É verdade que o verdadeiro teste da eficácia das armas se faz no campo de batalha e isso pode ser feito em todo o lado menos, evidentemente, nos EUA. Não surpreende, por isso, que os negociantes de armas sejam peritos em, aproveitando circunstancialismos locais, fazer aparecer combates, batalhas e guerras por esse mundo fora. Estas guerras servem, para escoar os stocks de armas acumuladas, testar novas armas e justificar que a indústria de armamento continue a crescer.
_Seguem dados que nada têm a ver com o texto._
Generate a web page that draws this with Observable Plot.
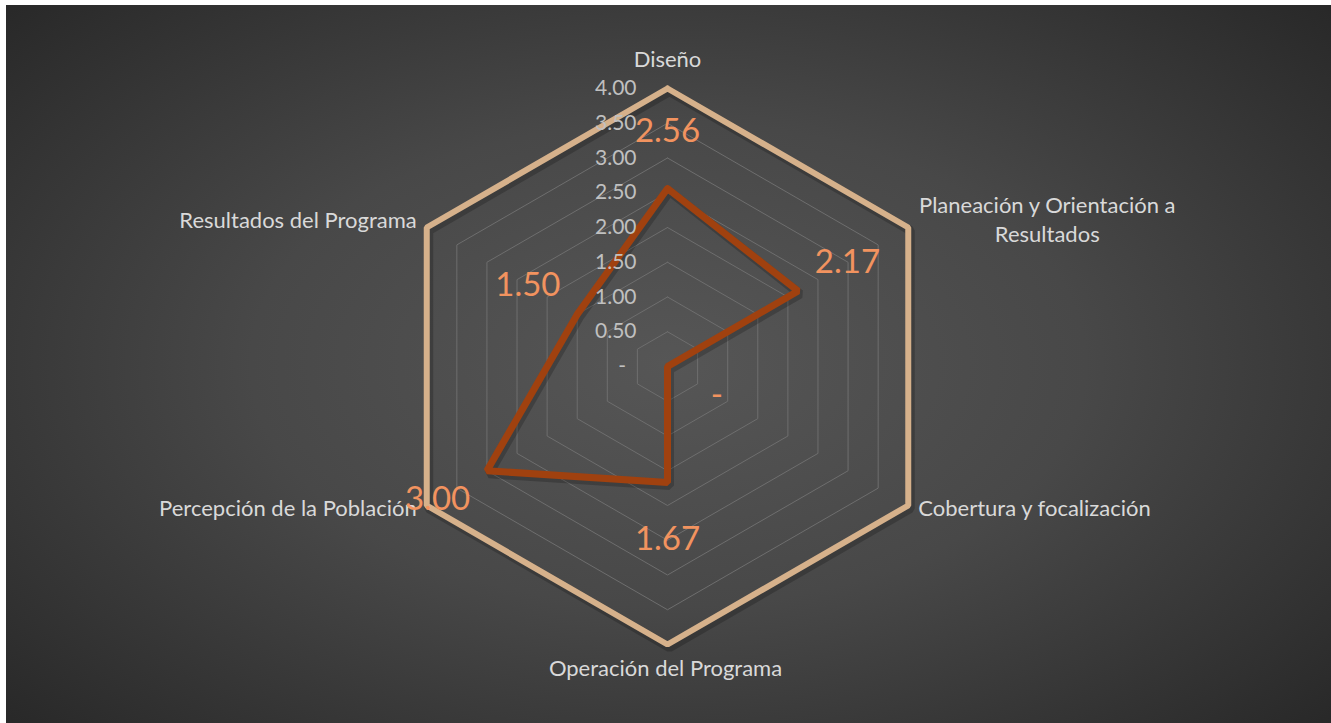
<!DOCTYPE html>
<html><head><meta charset="utf-8">
<script src="https://cdn.jsdelivr.net/npm/d3@7"></script>
<script src="https://cdn.jsdelivr.net/npm/@observablehq/plot@0.6"></script>
<style>
html,body{margin:0;padding:0;background:#fff;width:1331px;height:723px;overflow:hidden}
#bg{position:absolute;left:6px;top:5px;width:1325px;height:718px;background:radial-gradient(ellipse 70% 75% at 50% 50%, #565656 0%, #484848 45%, #333333 80%, #272727 100%)}
#chart{position:absolute;left:0;top:0}
</style></head><body><div id="bg"></div><div id="chart"></div>
<script>
// ---- data ----
const categories = ["Diseño", "Planeación y Orientación a\nResultados", "Cobertura y focalización", "Operación del Programa", "Percepción de la Población", "Resultados del Programa"];
const scores = [2.56, 2.17, 0, 1.67, 3.00, 1.50];
const maxScores = [4, 4, 4, 4, 4, 4];
const scoreLabels = ["2.56", "2.17", "-", "1.67", "3.00", "1.50"];
const tickValues = [0, 0.5, 1, 1.5, 2, 2.5, 3, 3.5, 4];
const tickLabels = ["-\u2002", "0.50", "1.00", "1.50", "2.00", "2.50", "3.00", "3.50", "4.00"];

// ---- geometry helpers ----
const W = 1331, H = 723, cx = 667, cy = 366, R = 278, rMax = 4;
const k = R / rMax;
const n = categories.length;
const ang = i => (i * 2 * Math.PI) / n;
const px = (r, i) => r * Math.sin(ang(i));
const py = (r, i) => r * Math.cos(ang(i));
const closed = (vals, key) => d3.range(n + 1).map(j => ({x: px(vals[j % n], j % n), y: py(vals[j % n], j % n), z: key}));

const rings = tickValues.filter(v => v > 0 && v < rMax).flatMap(v => closed(Array(n).fill(v), v));
const maxLine = closed(maxScores, "max");
const scoreLine = closed(scores, "score");
const ticks = tickValues.map((v, i) => ({x: 0, y: v, label: tickLabels[i]}));
const vertices = categories.map((c, i) => ({x: px(rMax, i), y: py(rMax, i), label: c}));
const dataLabels = scores.map((v, i) => ({x: px(v + 0.82, i), y: py(v + 0.82, i), label: scoreLabels[i]}));

const font = "Lato, 'Noto Sans', sans-serif";
const catStyle = {fill: "#d9d9d9", fontSize: 22, fontFamily: font, lineHeight: 1.32};
const catMark = (i, opts) => Plot.text(vertices.filter((d, j) => j === i), {x: "x", y: "y", text: "label", ...catStyle, ...opts});
const shadow = {stroke: "#000", strokeOpacity: 0.2, strokeWidth: 9, strokeLinejoin: "miter", dx: 2, dy: 3};

const chart = Plot.plot({
  width: W, height: H,
  margin: 0,
  style: {background: "transparent", overflow: "visible"},
  x: {domain: [-cx / k, (W - cx) / k], axis: null},
  y: {domain: [-(H - cy) / k, cy / k], axis: null},
  marks: [
    Plot.line(rings, {x: "x", y: "y", z: "z", stroke: "#6e6e6e", strokeWidth: 1}),
    Plot.line(maxLine, {x: "x", y: "y", ...shadow}),
    Plot.line(maxLine, {x: "x", y: "y", stroke: "#d6b18b", strokeWidth: 6, strokeLinejoin: "miter"}),
    Plot.line(scoreLine, {x: "x", y: "y", ...shadow}),
    Plot.line(scoreLine, {x: "x", y: "y", stroke: "#a0410f", strokeWidth: 7, strokeLinejoin: "miter"}),
    Plot.text(ticks, {x: "x", y: "y", text: "label", textAnchor: "end", dx: -31, fill: "#c0c0c0", fontSize: 21, fontFamily: font}),
    catMark(0, {textAnchor: "middle", dy: -31}),
    catMark(1, {textAnchor: "middle", dx: 139, dy: -9}),
    catMark(2, {textAnchor: "start", dx: 10, dy: 1}),
    catMark(3, {textAnchor: "middle", dx: -2, dy: 22}),
    catMark(4, {textAnchor: "end", dx: -10, dy: 1}),
    catMark(5, {textAnchor: "end", dx: -10, dy: -9}),
    Plot.text(dataLabels, {x: "x", y: "y", text: "label", fill: "#f2935f", fontSize: 33, fontFamily: font})
  ]
});
document.getElementById("chart").appendChild(chart);
</script>
</body></html>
Quando tudo já está destruído, pode-se ir fazer nascer guerras em outros locais. Para além disso, nos territórios já destruídos, há toda uma economia e infraestruturas a construir e os que antes trouxeram armas, descarregam, agora, buldózer, construtores civis, equipamentos, etc, etc. Uma única condição: a de que o território destruído seja suficientemente rico em recursos (petróleo, minério, água) que possam pagar a reconstrução ou, então, que a comunidade internacional se mobilize para encontrar as fontes de financiamento necessárias para esse efeito.
Voltemos ao nosso, anterior, tem tudo. É que se o que é preciso é vender armas, então não existe qualquer impedimento que elas sejam vendidas, simultaneamente, aos "nossos" aliados e aos seus inimigos. Acontece que os seus inimigos também são nossos aliados, i. e. dos EUA (vide os casos dos governos xiitas, da Líbia e do Iraque).
Quanto mais guerras, mais armas são vendidas e quanto mais armas vendidas maior riqueza e maior o orgulho para o Sr. Trump e para todos os que o utilizam como marionete.
Gostaria que o relato que acabo de fazer fosse apenas o de um pesadelo de uma noite mal dormida! Tenho dúvidas!